Comer sin gana o dejar de hacerlo con ella es una manera de demostrar
a Dios (y a nosotros mismos) que nuestra vida únicamente está
pendiente de él. A veces hay que perdonar también sin ganas, incluso
sin verle el sentido a ese gesto de generosidad, porque nuestros
prójimos seguramente no se lo merecen, como nosotros no nos
merecemos tampoco la confianza que Dios nos tiene. Todos estamos
llamados a recorrer este camino de “locura”, a vivir este perdón regalado
a espuertas y asentado sobre el sacrificio de la propia vida, la
abnegación y la confianza ciega en la justicia y en el amor, aunque nos
cueste la persecución o la indiferencia de los demás.
No pongamos triste al Espíritu y optemos por el camino del
desierto, superando toda tentación de renuncia. Sigamos creyendo con
la fe que Dios tiene depositada en nosotros; sólo entonces, ante las
decepciones personales y eclesiales, junto con las lágrimas de los
fracasos, se abrirá paso un arco iris de esperanza, una confianza firme
y tenaz en la humanidad, en nuestra comunidad y aún en nosotros mismos.

 

Acción de gracias
Bajo la retama caí rendido a su sombra,
al hechizo de las dudas y al encanto de los miedos.
La esperanza volaba ansiosa de horizontes,
pero en mi pecho el corazón no ansiaba más
que cerrar los ojos y morir para no tener que seguir soñando.
¡Cuanto duele soñar,
atravesar desiertos sin más alforja
que la desnuda utopía!
Consumida la llama viva del primer latido,
sólo quedan unas agónicas brasas
resignadas a morir en el abrazo de la noche.
Pero las brasas también son fuego;
fuego lento y sabio en el que hornear un pan nuevo
y endurecer la jarra de tierno barro
de la que beber el agua de la vida.
Un ángel me despierta a media noche
convirtiendo la espesa oscuridad
en un amanecer inesperado.
La esperanza regresada me reclama:
“¡Levántate! Recorre el camino imposible,
come el pan de la vida
y bebe el agua de la confianza”.
Al alzar la mirada descubro, majestuoso,
un monte santo que derrama sus laderas
hasta mis pies cansados, reclamando con la voz del viento
el encuentro retardado
por esta libertad devenida en soliloquio enloquecido.

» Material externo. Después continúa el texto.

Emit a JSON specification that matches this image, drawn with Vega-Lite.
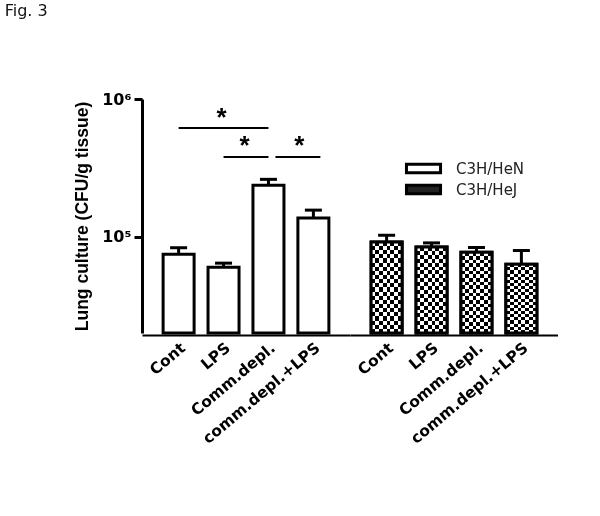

Cambio mi retama de triste sombra
por tu desierto abierto de sed que espera.
Tú serás mi pan vivo,
yo seré la jarra modelada
por tus manos soñadoras
apretando mi ingenuo barro.
Seré en tu monte un manantial de dicha
que mana alegre y desciende presto
para calmar la sed del peregrino.
Haré brotar de fresca hierba tus laderas,
ahora desnudas de hombres y palabras.
Será tu monte santo,
el lugar de mi descanso,
una algarabía de sueños entrelazados
en un aroma de gloria y unión inquebrantable.